TO WHOM IT MAY CONCERN

     I am a Professor of Religion and Culture at Renison College, University of Waterloo, Waterloo, Ontario, Canada. I was educated at Concordia College (B.A., Philosophy & Political Science), Harvard Divinity School (S.T.B. Theology) and the University of St. Micheal’s College (M.A. & PhD in Religious Studies). I have published fifteen volumes in the study of religion and spent sabbatical years in the U.K., India, Sri Lanka, and Kenya. I have been a Visiting Scholar at several universities including Cambridge University, Hamdard University, and the University of Madras. I have also lectured at numerous universities in Europe, India, Sri Lanka, and Africa.

     The distinction between “esoteric knowledge,” available only to initiates, and “exoteric knowledge,” available to all, has long been part of the religious life of humankind. The distinction is commonly based on the belief that only those initiated in a particular tradition or having achieved a certain level of spiritual development should have access to the esoteric or higher teachings. This distinction is different than the pervasive religious practices of confidentiality in relation to religious confession and counseling.
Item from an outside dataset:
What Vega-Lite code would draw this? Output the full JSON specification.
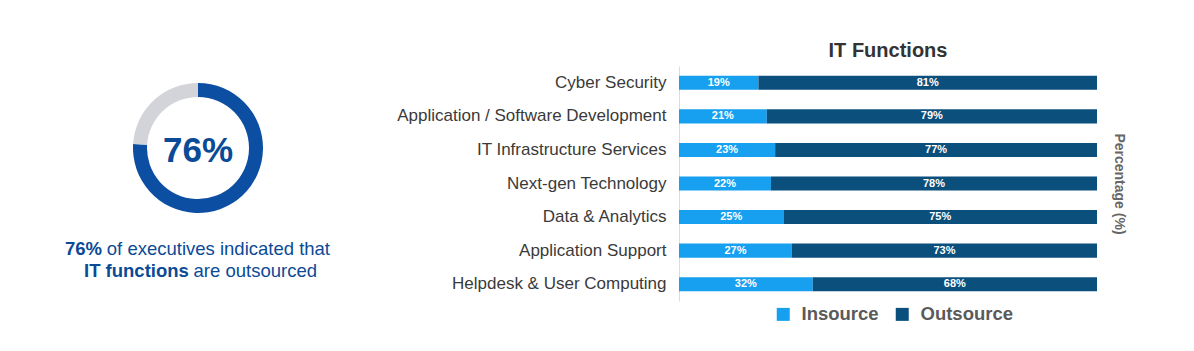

In the Eastern religious traditions, such as Buddhism and Hinduism, this esoteric knowledge is usually transmitted orally and directly from guru to initiate. But even here, especially in Tantric forms of both Buddhism and Hinduism, there have been texts that are also only available to those having achieved a certain level of spiritual development. Similar practices are also known in Taoism. In Western religious traditions, this distinction is not as extensively known. Yet in periods of the Christian, Jewish, and Islamic traditions, this distinction is found. Generally, this distinction was not made in relation to the sacred scriptures but in relation to certain mystical teachings which were considered only appropriate for the initiated. The concern was that without adequate training and understanding, such knowledge would not be rightly understood or rightly treated. In the Mormon tradition, there are certain sacred writings that are available only to those in the highest circles of the community and they have never been made publiicly available. Such practices are also to be found in the quasi-religious traditions of societies like the Masons.

     This long history of a distinction between knowledge available only to insiders and that available to all is more complicated in religious movements in the modern world with modern means to record and retain the teachings of their founder. In the case of Scientology, the sacred literature is extensive. But most of the material is regarded as exoteric sacred texts and thus generally available. The esoteric sacred texts—available only to those having achieved a certain spiritual level—are a very small part of their sacred scriptures. Thus the esoteric texts are only a tiny percentage of the overall sacred scriptures. Scientology feels that even being exposed to the esoteric texts without having achieved the requisite spiritual level could interfere with one’s spiritual progress. Scientology has sought to protect their sacred scriptures, both esoteric and exoteric, through modern means not available to earlier religious movements, for example, copyrighting. These special circumstances should not, however, obscure the general point that a distinction between “esoteric” and “exoteric” knowledge is widely practiced in the religious life of humankind.